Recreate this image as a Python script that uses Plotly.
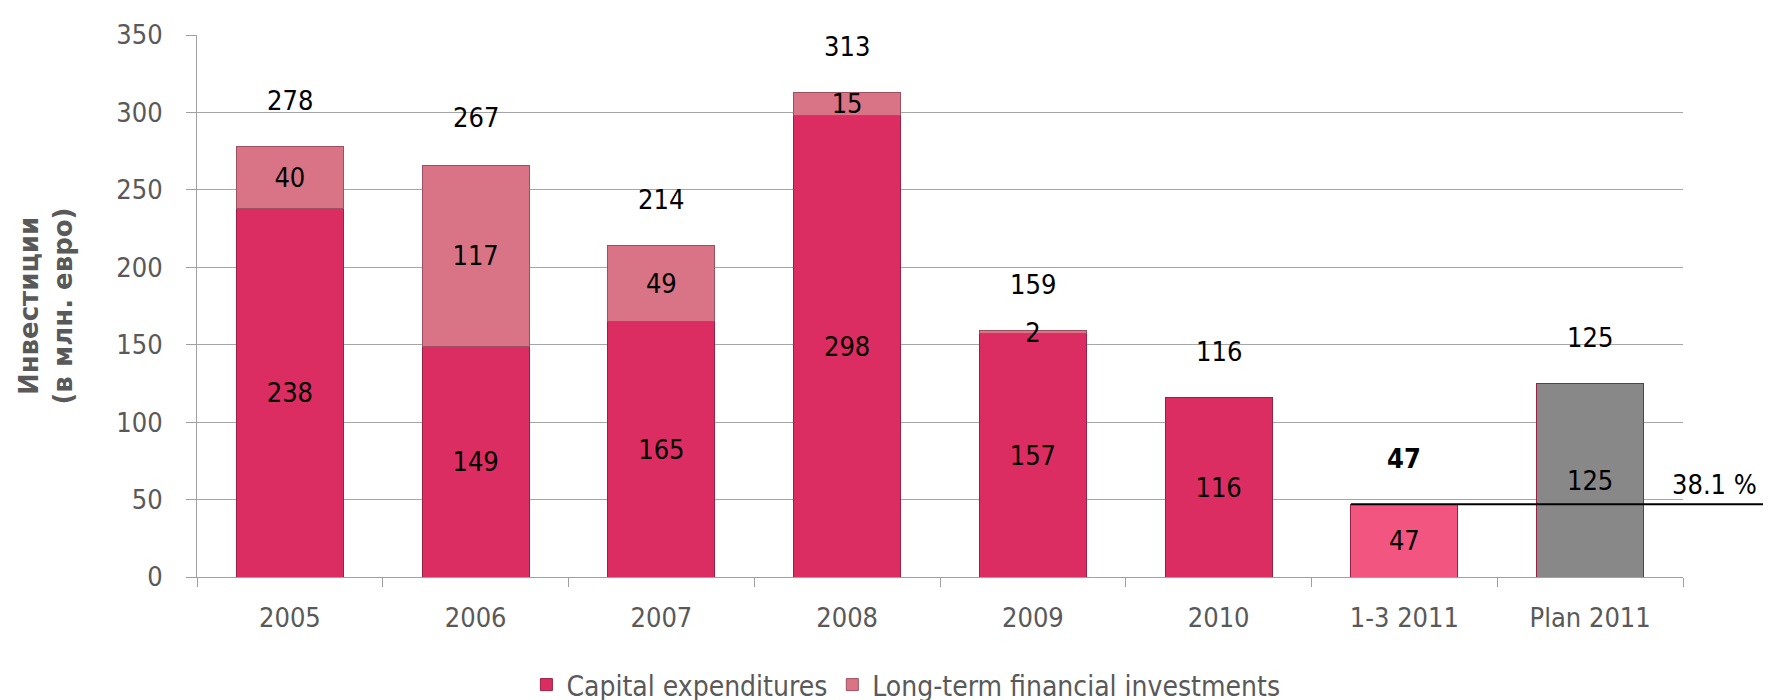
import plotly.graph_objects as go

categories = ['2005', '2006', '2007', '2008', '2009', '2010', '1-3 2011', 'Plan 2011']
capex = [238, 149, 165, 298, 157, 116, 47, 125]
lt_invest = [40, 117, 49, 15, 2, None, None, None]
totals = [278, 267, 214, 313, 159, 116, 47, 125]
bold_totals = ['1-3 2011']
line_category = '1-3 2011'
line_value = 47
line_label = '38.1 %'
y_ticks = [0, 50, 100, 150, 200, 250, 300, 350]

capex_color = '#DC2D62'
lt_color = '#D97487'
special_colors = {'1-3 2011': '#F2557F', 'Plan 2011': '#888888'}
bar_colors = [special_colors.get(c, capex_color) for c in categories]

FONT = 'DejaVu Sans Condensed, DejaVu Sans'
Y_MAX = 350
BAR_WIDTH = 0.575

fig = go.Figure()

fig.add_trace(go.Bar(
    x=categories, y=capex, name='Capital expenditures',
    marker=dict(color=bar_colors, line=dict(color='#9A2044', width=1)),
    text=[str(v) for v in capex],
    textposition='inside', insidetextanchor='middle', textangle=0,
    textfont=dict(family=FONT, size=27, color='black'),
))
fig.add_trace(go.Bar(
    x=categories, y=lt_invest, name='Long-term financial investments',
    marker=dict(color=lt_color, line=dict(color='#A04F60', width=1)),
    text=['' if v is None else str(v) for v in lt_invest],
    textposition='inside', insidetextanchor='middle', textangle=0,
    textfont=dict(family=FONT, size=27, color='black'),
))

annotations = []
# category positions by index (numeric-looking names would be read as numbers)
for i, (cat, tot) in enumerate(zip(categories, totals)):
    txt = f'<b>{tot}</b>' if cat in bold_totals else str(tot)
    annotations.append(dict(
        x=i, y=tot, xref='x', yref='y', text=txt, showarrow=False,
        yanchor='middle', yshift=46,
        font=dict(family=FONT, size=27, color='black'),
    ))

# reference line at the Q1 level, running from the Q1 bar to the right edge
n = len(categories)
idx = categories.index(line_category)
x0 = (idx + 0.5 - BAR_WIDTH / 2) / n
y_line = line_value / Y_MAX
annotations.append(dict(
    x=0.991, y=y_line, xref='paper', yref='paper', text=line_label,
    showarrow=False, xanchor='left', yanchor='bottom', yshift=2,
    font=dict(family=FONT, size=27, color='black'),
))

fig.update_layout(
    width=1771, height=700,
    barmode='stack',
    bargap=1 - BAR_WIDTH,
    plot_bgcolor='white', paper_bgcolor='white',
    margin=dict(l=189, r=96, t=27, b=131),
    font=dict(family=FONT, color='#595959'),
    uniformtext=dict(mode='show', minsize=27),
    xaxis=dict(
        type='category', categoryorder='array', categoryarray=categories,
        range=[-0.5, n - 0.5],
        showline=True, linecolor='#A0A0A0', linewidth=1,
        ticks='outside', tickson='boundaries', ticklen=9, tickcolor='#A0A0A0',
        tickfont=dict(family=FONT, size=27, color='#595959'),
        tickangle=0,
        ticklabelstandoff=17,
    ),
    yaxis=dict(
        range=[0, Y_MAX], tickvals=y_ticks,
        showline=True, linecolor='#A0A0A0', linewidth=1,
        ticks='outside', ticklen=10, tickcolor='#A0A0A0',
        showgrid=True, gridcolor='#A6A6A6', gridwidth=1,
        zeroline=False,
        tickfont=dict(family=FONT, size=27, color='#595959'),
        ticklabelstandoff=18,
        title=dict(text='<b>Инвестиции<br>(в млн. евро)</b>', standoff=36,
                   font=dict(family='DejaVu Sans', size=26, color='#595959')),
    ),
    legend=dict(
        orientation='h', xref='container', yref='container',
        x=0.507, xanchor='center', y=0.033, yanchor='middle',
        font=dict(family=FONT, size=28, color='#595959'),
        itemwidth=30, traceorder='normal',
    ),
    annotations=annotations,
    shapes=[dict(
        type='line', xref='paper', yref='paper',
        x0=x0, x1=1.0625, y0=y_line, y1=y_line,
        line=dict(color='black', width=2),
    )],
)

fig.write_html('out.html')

What the exercise asks »
Do not copy the pictures, but repeat every line exactly.

Output below »
Recreate this image as a Python script that uses Plotly.
import plotly.graph_objects as go

categories = ['2005', '2006', '2007', '2008', '2009', '2010', '1-3 2011', 'Plan 2011']
capex = [238, 149, 165, 298, 157, 116, 47, 125]
lt_invest = [40, 117, 49, 15, 2, None, None, None]
totals = [278, 267, 214, 313, 159, 116, 47, 125]
bold_totals = ['1-3 2011']
line_category = '1-3 2011'
line_value = 47
line_label = '38.1 %'
y_ticks = [0, 50, 100, 150, 200, 250, 300, 350]

capex_color = '#DC2D62'
lt_color = '#D97487'
special_colors = {'1-3 2011': '#F2557F', 'Plan 2011': '#888888'}
bar_colors = [special_colors.get(c, capex_color) for c in categories]

FONT = 'DejaVu Sans Condensed, DejaVu Sans'
Y_MAX = 350
BAR_WIDTH = 0.575

fig = go.Figure()

fig.add_trace(go.Bar(
    x=categories, y=capex, name='Capital expenditures',
    marker=dict(color=bar_colors, line=dict(color='#9A2044', width=1)),
    text=[str(v) for v in capex],
    textposition='inside', insidetextanchor='middle', textangle=0,
    textfont=dict(family=FONT, size=27, color='black'),
))
fig.add_trace(go.Bar(
    x=categories, y=lt_invest, name='Long-term financial investments',
    marker=dict(color=lt_color, line=dict(color='#A04F60', width=1)),
    text=['' if v is None else str(v) for v in lt_invest],
    textposition='inside', insidetextanchor='middle', textangle=0,
    textfont=dict(family=FONT, size=27, color='black'),
))

annotations = []
# category positions by index (numeric-looking names would be read as numbers)
for i, (cat, tot) in enumerate(zip(categories, totals)):
    txt = f'<b>{tot}</b>' if cat in bold_totals else str(tot)
    annotations.append(dict(
        x=i, y=tot, xref='x', yref='y', text=txt, showarrow=False,
        yanchor='middle', yshift=46,
        font=dict(family=FONT, size=27, color='black'),
    ))

# reference line at the Q1 level, running from the Q1 bar to the right edge
n = len(categories)
idx = categories.index(line_category)
x0 = (idx + 0.5 - BAR_WIDTH / 2) / n
y_line = line_value / Y_MAX
annotations.append(dict(
    x=0.991, y=y_line, xref='paper', yref='paper', text=line_label,
    showarrow=False, xanchor='left', yanchor='bottom', yshift=2,
    font=dict(family=FONT, size=27, color='black'),
))

fig.update_layout(
    width=1771, height=700,
    barmode='stack',
    bargap=1 - BAR_WIDTH,
    plot_bgcolor='white', paper_bgcolor='white',
    margin=dict(l=189, r=96, t=27, b=131),
    font=dict(family=FONT, color='#595959'),
    uniformtext=dict(mode='show', minsize=27),
    xaxis=dict(
        type='category', categoryorder='array', categoryarray=categories,
        range=[-0.5, n - 0.5],
        showline=True, linecolor='#A0A0A0', linewidth=1,
        ticks='outside', tickson='boundaries', ticklen=9, tickcolor='#A0A0A0',
        tickfont=dict(family=FONT, size=27, color='#595959'),
        tickangle=0,
        ticklabelstandoff=17,
    ),
    yaxis=dict(
        range=[0, Y_MAX], tickvals=y_ticks,
        showline=True, linecolor='#A0A0A0', linewidth=1,
        ticks='outside', ticklen=10, tickcolor='#A0A0A0',
        showgrid=True, gridcolor='#A6A6A6', gridwidth=1,
        zeroline=False,
        tickfont=dict(family=FONT, size=27, color='#595959'),
        ticklabelstandoff=18,
        title=dict(text='<b>Инвестиции<br>(в млн. евро)</b>', standoff=36,
                   font=dict(family='DejaVu Sans', size=26, color='#595959')),
    ),
    legend=dict(
        orientation='h', xref='container', yref='container',
        x=0.507, xanchor='center', y=0.033, yanchor='middle',
        font=dict(family=FONT, size=28, color='#595959'),
        itemwidth=30, traceorder='normal',
    ),
    annotations=annotations,
    shapes=[dict(
        type='line', xref='paper', yref='paper',
        x0=x0, x1=1.0625, y0=y_line, y1=y_line,
        line=dict(color='black', width=2),
    )],
)

fig.write_html('out.html')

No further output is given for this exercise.